◆ **ENTRIES PROVIDED**

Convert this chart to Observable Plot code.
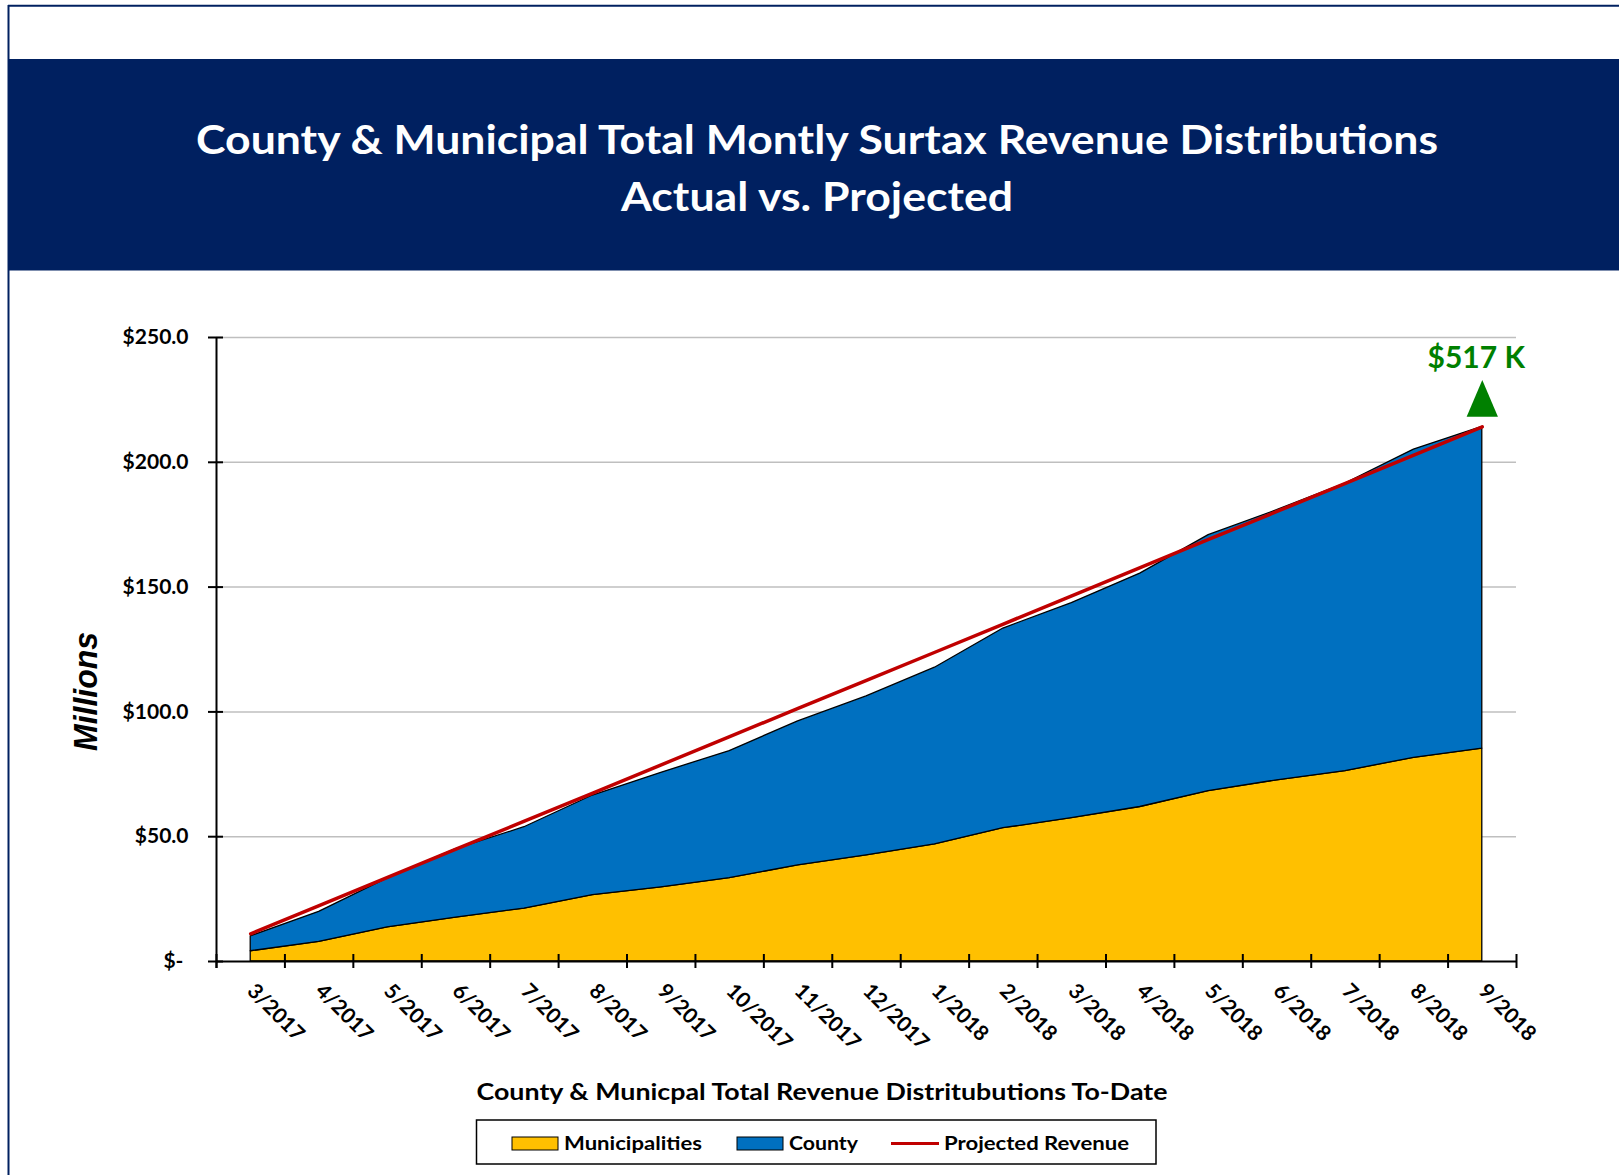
<!DOCTYPE html>
<html><head><meta charset="utf-8">
<script src="https://cdn.jsdelivr.net/npm/d3@7"></script>
<script src="https://cdn.jsdelivr.net/npm/@observablehq/plot@0.6"></script>
<style>
html,body{margin:0;padding:0;background:#fff;overflow:hidden;}
#page{position:relative;width:1619px;height:1175px;}
#chart{position:absolute;left:0;top:300px;}
#overlay{position:absolute;left:0;top:0;z-index:2;pointer-events:none;}
</style></head><body>
<div id="page"><div id="chart"></div><svg id="overlay" width="1619" height="1175"></svg></div>
<script>
// ---- data ----
const months = ["3/2017","4/2017","5/2017","6/2017","7/2017","8/2017","9/2017","10/2017","11/2017","12/2017",
                "1/2018","2/2018","3/2018","4/2018","5/2018","6/2018","7/2018","8/2018","9/2018"];
const seriesNames = ["Municipalities", "County"];
const municipalities = [4.1, 7.9, 13.7, 17.6, 21.2, 26.6, 29.7, 33.4, 38.5, 42.5, 46.9, 53.4, 57.4, 61.9, 68.3, 72.6, 76.3, 81.6, 85.3];
const county = [6.0, 12.0, 19.6, 27.4, 32.6, 39.9, 45.9, 50.9, 57.7, 63.7, 70.8, 80.0, 86.2, 93.5, 102.5, 108.2, 115.2, 123.5, 128.9];
const projectedName = "Projected Revenue";
const projected = [11.1, 22.4, 33.7, 45.0, 56.2, 67.5, 78.8, 90.1, 101.4, 112.6, 123.9, 135.2, 146.5, 157.8, 169.1, 180.3, 191.6, 202.9, 214.2];
const yTicks = [0, 50, 100, 150, 200, 250];
const titleLines = ["County & Municipal Total Montly Surtax Revenue Distributions", "Actual vs. Projected"];
const xTitle = "County & Municpal Total Revenue Distritubutions To-Date";
const yTitle = "Millions";
const annotation = "$517 K";

// ---- styles ----
const seriesColors = ["#FFC000", "#0070C0"];
const projColor = "#C00000";
const navy = "#002060";
const green = "#008000";
const FONT = "Lato, 'Open Sans', sans-serif";

// ---- table for the library ----
const seriesValues = [municipalities, county];
const rows = [];
seriesNames.forEach((s, k) => seriesValues[k].forEach((v, i) => rows.push({i, series: s, value: v})));
const idx = months.map((_, i) => i);
const totals = municipalities.map((m, i) => m + county[i]);
const last = months.length - 1;
const xDomain = [-0.5, months.length - 0.5];
const boundaries = d3.range(months.length + 1).map(k => k + xDomain[0]);

const triangleSymbol = {
  draw(ctx, size) {
    const r = Math.sqrt(size / Math.PI);
    const h = 2.7 * r, w = 2.3 * r;
    ctx.moveTo(0, -h / 2);
    ctx.lineTo(w / 2, h / 2);
    ctx.lineTo(-w / 2, h / 2);
    ctx.closePath();
  }
};

const chart = Plot.plot({
  width: 1619, height: 760,
  marginLeft: 216, marginRight: 103, marginTop: 37, marginBottom: 99,
  style: {fontFamily: FONT, fontWeight: "bold", fontSize: "21px", color: "black", background: "transparent", overflow: "visible"},
  x: {type: "linear", domain: xDomain, label: null},
  y: {domain: [0, 250], label: null},
  color: {domain: seriesNames, range: seriesColors},
  marks: [
    Plot.ruleY(yTicks.filter(d => d > 0), {stroke: "#BFBFBF", strokeWidth: 1.5}),
    Plot.areaY(rows, {x: "i", y: "value", fill: "series", stroke: "black", strokeWidth: 1.3}),
    Plot.lineY(projected, {x: (d, i) => i, y: d => d, stroke: projColor, strokeWidth: 3.5}),
    Plot.ruleX([xDomain[0]], {stroke: "black", strokeWidth: 2, insetBottom: -7}),
    Plot.ruleY([0], {stroke: "black", strokeWidth: 2}),
    Plot.ruleY(yTicks, {x1: xDomain[0], x2: xDomain[0], insetLeft: -8, insetRight: -7, stroke: "black", strokeWidth: 2}),
    Plot.ruleX(boundaries, {y1: 0, y2: 0, insetTop: -7, insetBottom: -7, stroke: "black", strokeWidth: 2}),
    Plot.axisY(yTicks, {tickSize: 0, tickPadding: 28, tickFormat: d => d === 0 ? "$-\u00a0" : "$" + d.toFixed(1)}),
    Plot.axisX(idx, {tickSize: 0, tickPadding: 26, tickRotate: 45, tickFormat: i => months[i]}),
    Plot.dot([last], {x: d => d, y: d => totals[d], symbol: triangleSymbol, r: 13.6, fill: green, stroke: "none", dy: -28.5}),
    Plot.text([last], {x: d => d, y: d => totals[d], text: () => annotation, fill: green, fontSize: 30, fontWeight: "bold",
      textAnchor: "middle", lineAnchor: "bottom", dx: -6, dy: -58.7})
  ]
});
document.getElementById("chart").appendChild(chart);

// ---- overlay: frame, title bar, axis titles, legend ----
const ov = d3.select("#overlay");
ov.append("line").attr("x1", 8).attr("x2", 1619).attr("y1", 5.8).attr("y2", 5.8).attr("stroke", navy).attr("stroke-width", 2);
ov.append("line").attr("x1", 8.5).attr("x2", 8.5).attr("y1", 5).attr("y2", 1175).attr("stroke", navy).attr("stroke-width", 2);
ov.append("rect").attr("x", 8).attr("y", 59).attr("width", 1611).attr("height", 211.5).attr("fill", navy);
const titleSpecs = [{y: 154, len: 1242}, {y: 210.5, len: 392}];
titleLines.forEach((t, k) => {
  ov.append("text").text(t).attr("x", 817).attr("y", titleSpecs[k].y).attr("text-anchor", "middle")
    .attr("font-family", FONT).attr("font-weight", "bold").attr("font-size", 41).attr("fill", "white")
    .attr("textLength", titleSpecs[k].len).attr("lengthAdjust", "spacingAndGlyphs");
});
ov.append("text").text(yTitle).attr("transform", "translate(97,691.5) rotate(-90)").attr("text-anchor", "middle")
  .attr("font-family", "'Liberation Sans', Arial, sans-serif").attr("font-weight", "bold").attr("font-style", "italic")
  .attr("font-size", 33).attr("fill", "black").attr("textLength", 119).attr("lengthAdjust", "spacingAndGlyphs");
ov.append("text").text(xTitle).attr("x", 822).attr("y", 1100).attr("text-anchor", "middle")
  .attr("font-family", FONT).attr("font-weight", "bold").attr("font-size", 22).attr("fill", "black")
  .attr("textLength", 691).attr("lengthAdjust", "spacingAndGlyphs");

// legend
ov.append("rect").attr("x", 476.5).attr("y", 1120).attr("width", 679.5).attr("height", 44)
  .attr("fill", "white").attr("stroke", "black").attr("stroke-width", 1.5);
const legendItems = [
  {name: seriesNames[0], color: seriesColors[0], kind: "swatch", x: 512, tx: 564, len: 138},
  {name: seriesNames[1], color: seriesColors[1], kind: "swatch", x: 737, tx: 789, len: 69},
  {name: projectedName, color: projColor, kind: "line", x: 891, tx: 944, len: 185}
];
legendItems.forEach(it => {
  if (it.kind === "swatch") {
    ov.append("rect").attr("x", it.x).attr("y", 1137).attr("width", 46).attr("height", 13)
      .attr("fill", it.color).attr("stroke", "black").attr("stroke-width", 1);
  } else {
    ov.append("line").attr("x1", it.x).attr("x2", it.x + 48).attr("y1", 1143.5).attr("y2", 1143.5)
      .attr("stroke", it.color).attr("stroke-width", 3);
  }
  ov.append("text").text(it.name).attr("x", it.tx).attr("y", 1150)
    .attr("font-family", FONT).attr("font-weight", "bold").attr("font-size", 19).attr("fill", "black")
    .attr("textLength", it.len).attr("lengthAdjust", "spacingAndGlyphs");
});
</script>
</body></html>
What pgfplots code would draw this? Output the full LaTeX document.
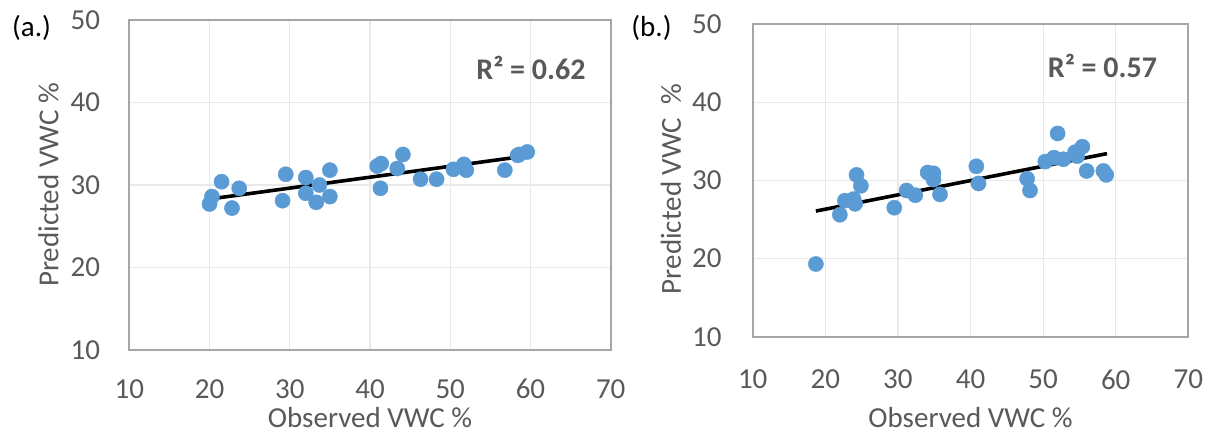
\documentclass[border=0pt]{standalone}
\usepackage{fontspec}
\setmainfont{Carlito}
\usepackage{pgfplots}
\pgfplotsset{compat=1.18}
\definecolor{dotblue}{HTML}{5B9BD5}
\definecolor{txtgray}{HTML}{595959}
\definecolor{boxgray}{HTML}{A6A6A6}
\definecolor{gridgray}{HTML}{E9E9E9}
\pgfplotsset{
  vwc/.style={
    scale only axis, anchor=south west,
    xmin=10,xmax=70,ymin=10,ymax=50,
    xtick={10,20,...,70},ytick={10,20,...,50},
    major tick length=0pt,
    grid=major,major grid style={gridgray,line width=1.2pt},
    axis line style={boxgray,line width=1.8pt},
    tick label style={font=\fontsize{29}{32}\selectfont,text=txtgray,inner sep=0pt},
    /pgf/number format/assume math mode=true,
  },
  dots/.style={only marks,mark=*,mark size=7.6pt,color=dotblue,fill=dotblue},
  trend/.style={black,line width=3.6pt,no marks},
}
\begin{document}
\begin{tikzpicture}
\useasboundingbox (0,0) rectangle (1211pt,-435pt);
% panel (a)
\begin{axis}[vwc,at={(129.3pt,-350pt)},width=481.4pt,height=330pt,
  xticklabel style={anchor=north,yshift=-29pt},
  yticklabel style={anchor=east,xshift=-29pt}]
\addplot[dots] coordinates {
 (20.0,27.7) (20.3,28.6) (21.5,30.4) (22.8,27.2) (23.7,29.6)
 (29.1,28.1) (29.5,31.3) (32.0,30.9) (32.0,29.0) (33.3,27.9)
 (33.7,30.0) (35.0,31.8) (35.0,28.6) (40.9,32.3) (41.4,32.6)
 (41.3,29.6) (43.4,32.0) (44.1,33.7) (46.3,30.7) (48.3,30.7)
 (50.4,31.9) (51.7,32.5) (52.0,31.8) (56.8,31.8) (58.4,33.6)
 (58.6,33.7) (59.6,34.0)
};
\addplot[trend] coordinates {(20.0,28.3) (59.7,33.55)};
\end{axis}
% panel (b)
\begin{axis}[vwc,at={(752.7pt,-336.7pt)},width=435.6pt,height=312.7pt,
  xticklabel style={anchor=north,yshift=-33pt},
  yticklabel style={anchor=east,xshift=-31pt}]
\addplot[dots] coordinates {
 (18.7,19.3) (22.0,25.6) (22.7,27.4) (23.9,27.6) (24.1,27.0)
 (24.3,30.7) (24.9,29.3) (29.5,26.5) (31.2,28.7) (32.4,28.1)
 (34.1,31.0) (34.9,30.9) (34.9,30.1) (35.8,28.2) (40.8,31.8)
 (41.1,29.6) (47.8,30.2) (48.2,28.7) (50.3,32.4) (51.5,32.9)
 (52.0,36.0) (52.8,32.7) (54.4,33.6) (54.7,33.1) (55.4,34.3)
 (56.0,31.2) (58.3,31.2) (58.7,30.7)
};
\addplot[trend] coordinates {(18.7,26.07) (58.8,33.42)};
\end{axis}
\begin{scope}[every node/.style={font=\fontsize{29}{32}\selectfont,inner sep=0pt}]
\node[txtgray,anchor=base] at (370pt,-428pt) {Observed VWC \%};
\node[txtgray,anchor=base] at (970.5pt,-428pt) {Observed VWC \%};
\node[txtgray,rotate=90] at (48.5pt,-185pt) {Predicted VWC \%};
\node[txtgray,rotate=90] at (671pt,-189pt) {Predicted VWC~~\%};
\node at (31.5pt,-28pt) {(a.)};
\node at (651.5pt,-28pt) {(b.)};
\node[txtgray,font=\fontsize{30}{32}\selectfont\bfseries] at (531pt,-67.5pt) {R² = 0.62};
\node[txtgray,font=\fontsize{30}{32}\selectfont\bfseries] at (1102.5pt,-66pt) {R² = 0.57};
\end{scope}
\end{tikzpicture}
\end{document}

◆ **YOUR GOAL**
Copy down every line of the entries containing the word "draw".

◆ **FINISHED EXERCISE**
  draw(ctx, size) {
What pgfplots code would draw this? Output the full LaTeX document.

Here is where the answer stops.